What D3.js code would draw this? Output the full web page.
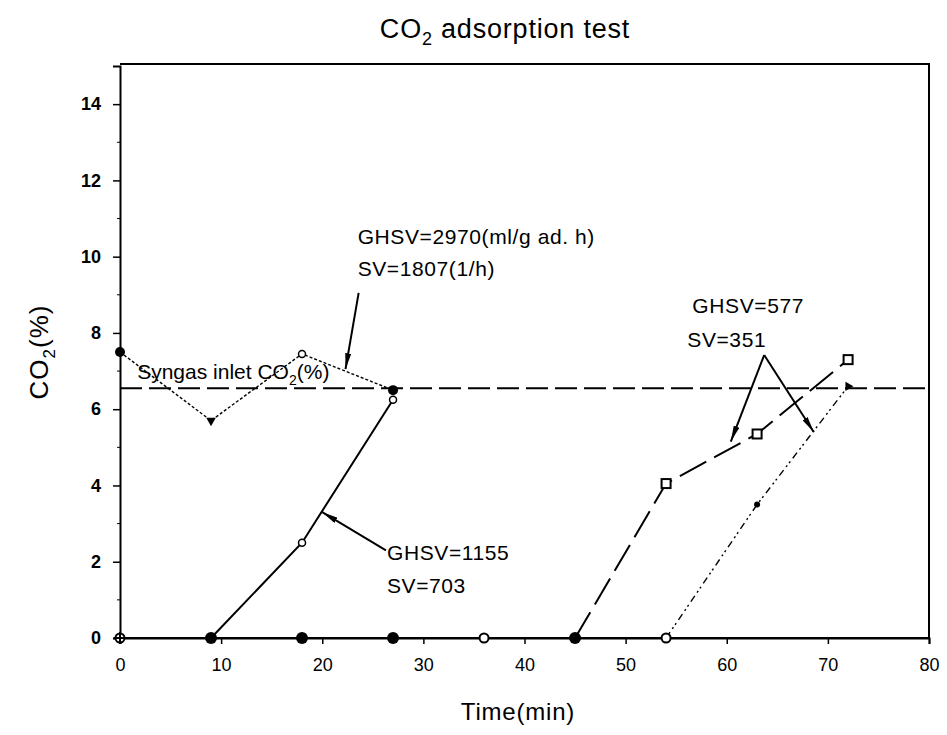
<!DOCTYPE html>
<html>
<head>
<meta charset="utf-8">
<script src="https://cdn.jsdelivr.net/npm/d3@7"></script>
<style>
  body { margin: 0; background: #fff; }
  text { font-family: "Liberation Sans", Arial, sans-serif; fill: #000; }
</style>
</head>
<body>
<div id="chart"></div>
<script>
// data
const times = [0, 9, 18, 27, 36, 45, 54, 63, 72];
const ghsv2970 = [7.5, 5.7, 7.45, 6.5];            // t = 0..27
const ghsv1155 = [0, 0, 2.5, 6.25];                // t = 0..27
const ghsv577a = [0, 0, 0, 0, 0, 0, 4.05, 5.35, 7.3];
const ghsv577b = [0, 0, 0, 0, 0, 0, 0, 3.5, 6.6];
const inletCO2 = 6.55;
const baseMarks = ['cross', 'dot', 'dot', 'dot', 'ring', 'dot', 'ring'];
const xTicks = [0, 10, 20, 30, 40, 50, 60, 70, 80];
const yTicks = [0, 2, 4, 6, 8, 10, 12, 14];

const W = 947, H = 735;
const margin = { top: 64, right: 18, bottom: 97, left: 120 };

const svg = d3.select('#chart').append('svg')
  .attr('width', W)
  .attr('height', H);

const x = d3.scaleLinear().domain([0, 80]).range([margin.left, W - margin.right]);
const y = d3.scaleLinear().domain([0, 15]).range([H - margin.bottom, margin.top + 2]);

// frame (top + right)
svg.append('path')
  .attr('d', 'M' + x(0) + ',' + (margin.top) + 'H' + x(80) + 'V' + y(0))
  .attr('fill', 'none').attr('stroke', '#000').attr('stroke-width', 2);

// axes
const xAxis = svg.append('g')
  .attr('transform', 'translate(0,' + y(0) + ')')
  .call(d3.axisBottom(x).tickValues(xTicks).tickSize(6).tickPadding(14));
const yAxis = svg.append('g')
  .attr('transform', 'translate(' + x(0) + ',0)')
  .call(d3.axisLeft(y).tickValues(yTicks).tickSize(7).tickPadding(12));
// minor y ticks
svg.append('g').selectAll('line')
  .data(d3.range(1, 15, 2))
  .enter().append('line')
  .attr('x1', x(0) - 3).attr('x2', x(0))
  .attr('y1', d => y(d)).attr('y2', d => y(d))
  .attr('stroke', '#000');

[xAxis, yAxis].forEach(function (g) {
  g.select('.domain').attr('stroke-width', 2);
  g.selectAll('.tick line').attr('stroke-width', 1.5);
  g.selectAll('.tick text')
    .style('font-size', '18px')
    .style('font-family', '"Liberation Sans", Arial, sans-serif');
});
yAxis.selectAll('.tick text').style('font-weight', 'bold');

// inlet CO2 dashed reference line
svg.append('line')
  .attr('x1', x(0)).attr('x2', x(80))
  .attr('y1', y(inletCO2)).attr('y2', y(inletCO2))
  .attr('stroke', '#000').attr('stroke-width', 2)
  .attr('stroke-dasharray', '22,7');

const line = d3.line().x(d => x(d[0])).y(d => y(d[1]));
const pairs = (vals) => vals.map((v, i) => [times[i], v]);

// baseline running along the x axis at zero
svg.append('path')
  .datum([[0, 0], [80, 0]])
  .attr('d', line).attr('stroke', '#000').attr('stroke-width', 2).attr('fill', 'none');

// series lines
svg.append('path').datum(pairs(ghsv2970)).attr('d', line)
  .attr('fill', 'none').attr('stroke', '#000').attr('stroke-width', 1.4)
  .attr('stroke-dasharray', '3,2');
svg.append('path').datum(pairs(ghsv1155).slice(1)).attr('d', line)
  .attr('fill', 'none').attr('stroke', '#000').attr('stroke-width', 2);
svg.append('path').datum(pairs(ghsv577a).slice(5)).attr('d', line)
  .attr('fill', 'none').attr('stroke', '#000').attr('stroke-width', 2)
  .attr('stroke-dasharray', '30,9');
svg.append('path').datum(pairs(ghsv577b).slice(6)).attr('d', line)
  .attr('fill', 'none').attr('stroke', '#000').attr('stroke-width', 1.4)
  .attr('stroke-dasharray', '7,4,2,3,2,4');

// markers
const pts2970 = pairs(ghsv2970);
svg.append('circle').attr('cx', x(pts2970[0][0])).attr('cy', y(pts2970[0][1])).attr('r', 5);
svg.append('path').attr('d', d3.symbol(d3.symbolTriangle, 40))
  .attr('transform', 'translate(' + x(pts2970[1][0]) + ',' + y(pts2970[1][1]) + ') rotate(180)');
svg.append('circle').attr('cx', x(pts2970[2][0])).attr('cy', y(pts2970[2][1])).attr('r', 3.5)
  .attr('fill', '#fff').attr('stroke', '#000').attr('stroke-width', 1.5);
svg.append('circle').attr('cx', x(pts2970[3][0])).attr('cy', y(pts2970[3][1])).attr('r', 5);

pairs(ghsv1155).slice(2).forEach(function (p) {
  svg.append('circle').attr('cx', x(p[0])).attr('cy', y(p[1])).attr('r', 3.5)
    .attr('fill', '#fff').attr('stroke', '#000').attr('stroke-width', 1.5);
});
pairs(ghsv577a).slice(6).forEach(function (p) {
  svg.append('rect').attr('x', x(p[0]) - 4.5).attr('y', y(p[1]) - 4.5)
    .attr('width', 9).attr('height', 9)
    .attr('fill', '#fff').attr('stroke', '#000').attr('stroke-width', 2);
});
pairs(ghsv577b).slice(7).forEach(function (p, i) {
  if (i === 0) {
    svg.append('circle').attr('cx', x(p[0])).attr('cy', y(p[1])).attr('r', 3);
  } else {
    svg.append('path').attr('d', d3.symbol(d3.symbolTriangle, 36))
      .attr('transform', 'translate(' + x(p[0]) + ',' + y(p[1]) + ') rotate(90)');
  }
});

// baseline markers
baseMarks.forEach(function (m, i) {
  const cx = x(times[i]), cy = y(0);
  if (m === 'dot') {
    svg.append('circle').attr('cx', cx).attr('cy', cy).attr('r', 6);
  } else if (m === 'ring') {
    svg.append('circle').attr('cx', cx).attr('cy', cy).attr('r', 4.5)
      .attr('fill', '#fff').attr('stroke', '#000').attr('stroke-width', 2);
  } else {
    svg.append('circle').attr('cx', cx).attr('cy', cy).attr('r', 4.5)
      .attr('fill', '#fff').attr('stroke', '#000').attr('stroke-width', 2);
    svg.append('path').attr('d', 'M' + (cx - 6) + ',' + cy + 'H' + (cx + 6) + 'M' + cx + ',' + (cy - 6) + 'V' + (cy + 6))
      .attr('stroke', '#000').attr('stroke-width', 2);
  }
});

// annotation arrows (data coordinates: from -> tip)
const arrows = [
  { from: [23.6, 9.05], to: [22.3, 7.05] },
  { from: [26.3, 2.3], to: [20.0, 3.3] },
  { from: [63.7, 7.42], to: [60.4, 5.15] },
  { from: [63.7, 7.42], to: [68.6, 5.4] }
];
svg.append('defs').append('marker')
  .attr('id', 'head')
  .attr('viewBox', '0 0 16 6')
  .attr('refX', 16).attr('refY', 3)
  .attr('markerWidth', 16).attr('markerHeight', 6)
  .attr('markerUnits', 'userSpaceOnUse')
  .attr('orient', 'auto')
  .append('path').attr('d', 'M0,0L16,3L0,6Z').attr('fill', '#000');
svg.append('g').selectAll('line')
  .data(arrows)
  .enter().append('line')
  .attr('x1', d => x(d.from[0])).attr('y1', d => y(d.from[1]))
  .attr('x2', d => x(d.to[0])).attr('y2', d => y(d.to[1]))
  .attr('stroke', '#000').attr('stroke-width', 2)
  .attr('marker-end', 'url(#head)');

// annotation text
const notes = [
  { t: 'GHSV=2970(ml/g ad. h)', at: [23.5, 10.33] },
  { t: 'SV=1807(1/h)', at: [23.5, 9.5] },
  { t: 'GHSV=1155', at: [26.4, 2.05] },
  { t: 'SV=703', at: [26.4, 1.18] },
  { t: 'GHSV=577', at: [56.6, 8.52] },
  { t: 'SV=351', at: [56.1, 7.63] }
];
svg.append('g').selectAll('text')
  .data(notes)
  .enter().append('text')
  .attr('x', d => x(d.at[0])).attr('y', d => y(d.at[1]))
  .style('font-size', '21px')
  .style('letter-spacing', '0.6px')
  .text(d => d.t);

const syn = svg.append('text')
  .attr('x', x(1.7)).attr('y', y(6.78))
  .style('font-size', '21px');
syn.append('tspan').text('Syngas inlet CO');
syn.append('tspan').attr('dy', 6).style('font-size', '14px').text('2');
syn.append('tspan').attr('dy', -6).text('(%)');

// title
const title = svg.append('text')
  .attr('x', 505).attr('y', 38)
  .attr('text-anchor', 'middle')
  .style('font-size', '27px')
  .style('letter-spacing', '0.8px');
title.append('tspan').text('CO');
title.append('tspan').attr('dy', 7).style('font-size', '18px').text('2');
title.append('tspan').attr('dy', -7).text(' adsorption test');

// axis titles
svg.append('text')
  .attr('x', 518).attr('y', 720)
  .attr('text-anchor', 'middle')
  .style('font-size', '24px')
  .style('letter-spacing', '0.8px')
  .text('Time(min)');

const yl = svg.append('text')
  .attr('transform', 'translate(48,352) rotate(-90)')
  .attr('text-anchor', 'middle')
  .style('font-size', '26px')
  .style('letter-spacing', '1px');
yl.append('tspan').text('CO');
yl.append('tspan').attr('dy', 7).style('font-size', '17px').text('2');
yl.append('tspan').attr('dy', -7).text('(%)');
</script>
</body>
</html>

────────────────

* _SET EXERCISE_: Repeat the listing above from its first line through the line that contains "const y = d3.scaleLinear().domain([0, 15]).range([H", both included, and nothing more. Drop the pictures.

* _OUTPUT OF THE TASK_:
What D3.js code would draw this? Output the full web page.
<!DOCTYPE html>
<html>
<head>
<meta charset="utf-8">
<script src="https://cdn.jsdelivr.net/npm/d3@7"></script>
<style>
  body { margin: 0; background: #fff; }
  text { font-family: "Liberation Sans", Arial, sans-serif; fill: #000; }
</style>
</head>
<body>
<div id="chart"></div>
<script>
// data
const times = [0, 9, 18, 27, 36, 45, 54, 63, 72];
const ghsv2970 = [7.5, 5.7, 7.45, 6.5];            // t = 0..27
const ghsv1155 = [0, 0, 2.5, 6.25];                // t = 0..27
const ghsv577a = [0, 0, 0, 0, 0, 0, 4.05, 5.35, 7.3];
const ghsv577b = [0, 0, 0, 0, 0, 0, 0, 3.5, 6.6];
const inletCO2 = 6.55;
const baseMarks = ['cross', 'dot', 'dot', 'dot', 'ring', 'dot', 'ring'];
const xTicks = [0, 10, 20, 30, 40, 50, 60, 70, 80];
const yTicks = [0, 2, 4, 6, 8, 10, 12, 14];

const W = 947, H = 735;
const margin = { top: 64, right: 18, bottom: 97, left: 120 };

const svg = d3.select('#chart').append('svg')
  .attr('width', W)
  .attr('height', H);

const x = d3.scaleLinear().domain([0, 80]).range([margin.left, W - margin.right]);
const y = d3.scaleLinear().domain([0, 15]).range([H - margin.bottom, margin.top + 2]);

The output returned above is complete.